• GIVEN INSTRUCTION
Repeat the lines below exactly as they appear, but leave out the images.

• COLLECTED MATERIAL
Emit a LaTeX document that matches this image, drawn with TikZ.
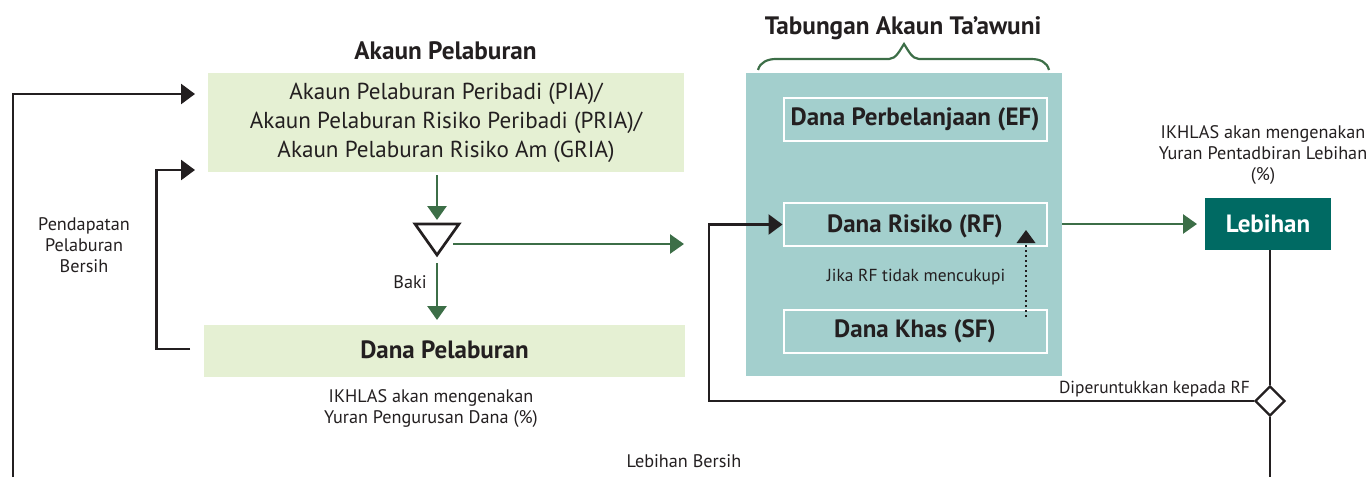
\documentclass[tikz,border=0pt]{standalone}
\usepackage{fontspec}
\setmainfont{PT Sans}
\usetikzlibrary{arrows.meta,shapes.geometric}
\definecolor{lightgreen}{HTML}{E5F0D3}
\definecolor{tealbox}{HTML}{A3CFCD}
\definecolor{darkteal}{HTML}{006A63}
\definecolor{flowgreen}{HTML}{3C6E47}
\definecolor{ink}{HTML}{231F20}
\tikzset{
  x=1pt,y=-1pt,
  every node/.style={text=ink,inner sep=0pt,align=center},
  lightbox/.style={fill=lightgreen,anchor=center},
  fundbox/.style={draw=white,line width=2pt,minimum width=263pt,minimum height=43pt},
  fundtext/.style={font=\fontsize{25}{30}\selectfont\bfseries},
  title/.style={font=\fontsize{25.2}{30}\selectfont\bfseries},
  body/.style={font=\fontsize{23.1}{29}\selectfont},
  small/.style={font=\fontsize{18.2}{21}\selectfont},
  tiny/.style={font=\fontsize{17.4}{21}\selectfont},
  blackflow/.style={draw=ink,line width=2.7pt,-{Triangle[length=14pt,width=20pt]}},
  blackline/.style={draw=ink,line width=2.7pt},
  greenflow/.style={draw=flowgreen,line width=2.7pt,-{Triangle[length=14pt,width=19pt]}},
}
\begin{document}
\begin{tikzpicture}
\useasboundingbox (0,0) rectangle (1372,477);
% boxes
\node[lightbox,minimum width=476pt,minimum height=99pt] (pia) at (446,122.5) {};
\node[body] (pialabel) at (446,122.5)
  {Akaun Pelaburan Peribadi (PIA)/\\Akaun Pelaburan Risiko Peribadi (PRIA)/\\Akaun Pelaburan Risiko Am (GRIA)};
\node[lightbox,minimum width=481pt,minimum height=52pt] (dp) at (444.5,351) {};
\node[fundtext] (dplabel) at (444.5,350) {Dana Pelaburan};
\node[fill=tealbox,minimum width=316pt,minimum height=303pt] (tab) at (904,224.5) {};
\node[fundbox] (ef) at (915,119) {};
\node[fundbox] (rf) at (915,224.5) {};
\node[fundbox] (sf) at (915,331) {};
\node[fundtext] (eflabel) at (915,119) {Dana Perbelanjaan (EF)};
\node[fundtext] (rflabel) at (915,226) {Dana Risiko (RF)};
\node[fundtext] (sflabel) at (915,331) {Dana Khas (SF)};
\node[fill=darkteal,minimum width=126pt,minimum height=52pt,text=white,font=\fontsize{25}{30}\selectfont\bfseries] (leb) at (1268,224) {Lebihan};
% titles and labels
\node[title] (t1) at (445.5,51) {Akaun Pelaburan};
\node[title] (t2) at (903,28) {Tabungan Akaun Ta’awuni};
\node[small] (pend) at (84,245) {Pendapatan\\Pelaburan\\Bersih};
\node[small] (baki) at (410,282) {Baki};
\node[small] (yp) at (431,409) {IKHLAS akan mengenakan\\Yuran Pengurusan Dana (\%)};
\node[small] (lb) at (684,461) {Lebihan Bersih};
\node[tiny] (jika) at (916,277) {Jika RF tidak mencukupi};
\node[tiny] (dip) at (1154.5,389) {Diperuntukkan kepada RF};
\node[small] (yl) at (1263,155.5) {IKHLAS akan mengenakan\\Yuran Pentadbiran Lebihan\\(\%)};
% junctions
\node[draw=ink,line width=2.7pt,fill=white,isosceles triangle,isosceles triangle stretches,shape border rotate=-90,minimum width=44pt,minimum height=31pt,anchor=apex] (tri) at (437,258.5) {};
\node[draw=ink,line width=2.4pt,fill=white,diamond,aspect=1,minimum size=30pt] (div) at (1270,401) {};
% free ends
\coordinate (leftend) at (13,477);
\coordinate (rightend) at (1270,477);
\coordinate (inA) at (208,94);
\coordinate (inB) at (208,170);
\coordinate (outdp) at (190,349);
\coordinate (bend) at (156.5,349);
\coordinate (teeL) at (453,244);
\coordinate (teeR) at (684,244);
\coordinate (turn) at (709,401);
\coordinate (dotS) at (1026,317);
\coordinate (dotN) at (1026,230);
\coordinate (greenS) at (437,175);
\coordinate (greenN) at (437,220);
\coordinate (greenD) at (437,263);
\coordinate (greenE) at (437,320);
\coordinate (tabout) at (1062,224);
\coordinate (lebin) at (1197,224);
% connectors
\draw[blackflow,shorten >=13pt] (leftend) |- (inA);
\draw[blackflow,shorten >=13pt] (outdp) -- (bend) |- (inB);
\draw[greenflow] (greenS) -- (greenN);
\draw[greenflow] (greenD) -- (greenE);
\draw[greenflow] (teeL) -- (teeR);
\draw[greenflow] (tabout) -- (lebin);
\draw[blackline] (leb.south -| div) -- (div.north);
\draw[blackline] (div.south) -- (rightend);
\draw[blackflow] (div.west) -- (turn) |- (rf.west);
\draw[draw=ink,line width=2pt,dash pattern=on 2pt off 3pt] (dotS) -- ([yshift=-10pt]dotN);
\draw[draw=none,fill=ink] (dotN) -- ++(-9.5,13) -- ++(19,0) -- cycle;
% brace
\draw[flowgreen,line width=2.2pt] (758,70) .. controls (760,62) and (768,59) .. (776,59) -- (889,59)
  .. controls (896,59) and (900,50) .. (904,44) .. controls (908,50) and (912,59) .. (919,59) -- (1031,59)
  .. controls (1040,59) and (1047,62) .. (1049,70);
\end{tikzpicture}
\end{document}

• OUTPUT FOR THIS EXERCISE
Emit a LaTeX document that matches this image, drawn with TikZ.
\documentclass[tikz,border=0pt]{standalone}
\usepackage{fontspec}
\setmainfont{PT Sans}
\usetikzlibrary{arrows.meta,shapes.geometric}
\definecolor{lightgreen}{HTML}{E5F0D3}
\definecolor{tealbox}{HTML}{A3CFCD}
\definecolor{darkteal}{HTML}{006A63}
\definecolor{flowgreen}{HTML}{3C6E47}
\definecolor{ink}{HTML}{231F20}
\tikzset{
  x=1pt,y=-1pt,
  every node/.style={text=ink,inner sep=0pt,align=center},
  lightbox/.style={fill=lightgreen,anchor=center},
  fundbox/.style={draw=white,line width=2pt,minimum width=263pt,minimum height=43pt},
  fundtext/.style={font=\fontsize{25}{30}\selectfont\bfseries},
  title/.style={font=\fontsize{25.2}{30}\selectfont\bfseries},
  body/.style={font=\fontsize{23.1}{29}\selectfont},
  small/.style={font=\fontsize{18.2}{21}\selectfont},
  tiny/.style={font=\fontsize{17.4}{21}\selectfont},
  blackflow/.style={draw=ink,line width=2.7pt,-{Triangle[length=14pt,width=20pt]}},
  blackline/.style={draw=ink,line width=2.7pt},
  greenflow/.style={draw=flowgreen,line width=2.7pt,-{Triangle[length=14pt,width=19pt]}},
}
\begin{document}
\begin{tikzpicture}
\useasboundingbox (0,0) rectangle (1372,477);
% boxes
\node[lightbox,minimum width=476pt,minimum height=99pt] (pia) at (446,122.5) {};
\node[body] (pialabel) at (446,122.5)
  {Akaun Pelaburan Peribadi (PIA)/\\Akaun Pelaburan Risiko Peribadi (PRIA)/\\Akaun Pelaburan Risiko Am (GRIA)};
\node[lightbox,minimum width=481pt,minimum height=52pt] (dp) at (444.5,351) {};
\node[fundtext] (dplabel) at (444.5,350) {Dana Pelaburan};
\node[fill=tealbox,minimum width=316pt,minimum height=303pt] (tab) at (904,224.5) {};
\node[fundbox] (ef) at (915,119) {};
\node[fundbox] (rf) at (915,224.5) {};
\node[fundbox] (sf) at (915,331) {};
\node[fundtext] (eflabel) at (915,119) {Dana Perbelanjaan (EF)};
\node[fundtext] (rflabel) at (915,226) {Dana Risiko (RF)};
\node[fundtext] (sflabel) at (915,331) {Dana Khas (SF)};
\node[fill=darkteal,minimum width=126pt,minimum height=52pt,text=white,font=\fontsize{25}{30}\selectfont\bfseries] (leb) at (1268,224) {Lebihan};
% titles and labels
\node[title] (t1) at (445.5,51) {Akaun Pelaburan};
\node[title] (t2) at (903,28) {Tabungan Akaun Ta’awuni};
\node[small] (pend) at (84,245) {Pendapatan\\Pelaburan\\Bersih};
\node[small] (baki) at (410,282) {Baki};
\node[small] (yp) at (431,409) {IKHLAS akan mengenakan\\Yuran Pengurusan Dana (\%)};
\node[small] (lb) at (684,461) {Lebihan Bersih};
\node[tiny] (jika) at (916,277) {Jika RF tidak mencukupi};
\node[tiny] (dip) at (1154.5,389) {Diperuntukkan kepada RF};
\node[small] (yl) at (1263,155.5) {IKHLAS akan mengenakan\\Yuran Pentadbiran Lebihan\\(\%)};
% junctions
\node[draw=ink,line width=2.7pt,fill=white,isosceles triangle,isosceles triangle stretches,shape border rotate=-90,minimum width=44pt,minimum height=31pt,anchor=apex] (tri) at (437,258.5) {};
\node[draw=ink,line width=2.4pt,fill=white,diamond,aspect=1,minimum size=30pt] (div) at (1270,401) {};
% free ends
\coordinate (leftend) at (13,477);
\coordinate (rightend) at (1270,477);
\coordinate (inA) at (208,94);
\coordinate (inB) at (208,170);
\coordinate (outdp) at (190,349);
\coordinate (bend) at (156.5,349);
\coordinate (teeL) at (453,244);
\coordinate (teeR) at (684,244);
\coordinate (turn) at (709,401);
\coordinate (dotS) at (1026,317);
\coordinate (dotN) at (1026,230);
\coordinate (greenS) at (437,175);
\coordinate (greenN) at (437,220);
\coordinate (greenD) at (437,263);
\coordinate (greenE) at (437,320);
\coordinate (tabout) at (1062,224);
\coordinate (lebin) at (1197,224);
% connectors
\draw[blackflow,shorten >=13pt] (leftend) |- (inA);
\draw[blackflow,shorten >=13pt] (outdp) -- (bend) |- (inB);
\draw[greenflow] (greenS) -- (greenN);
\draw[greenflow] (greenD) -- (greenE);
\draw[greenflow] (teeL) -- (teeR);
\draw[greenflow] (tabout) -- (lebin);
\draw[blackline] (leb.south -| div) -- (div.north);
\draw[blackline] (div.south) -- (rightend);
\draw[blackflow] (div.west) -- (turn) |- (rf.west);
\draw[draw=ink,line width=2pt,dash pattern=on 2pt off 3pt] (dotS) -- ([yshift=-10pt]dotN);
\draw[draw=none,fill=ink] (dotN) -- ++(-9.5,13) -- ++(19,0) -- cycle;
% brace
\draw[flowgreen,line width=2.2pt] (758,70) .. controls (760,62) and (768,59) .. (776,59) -- (889,59)
  .. controls (896,59) and (900,50) .. (904,44) .. controls (908,50) and (912,59) .. (919,59) -- (1031,59)
  .. controls (1040,59) and (1047,62) .. (1049,70);
\end{tikzpicture}
\end{document}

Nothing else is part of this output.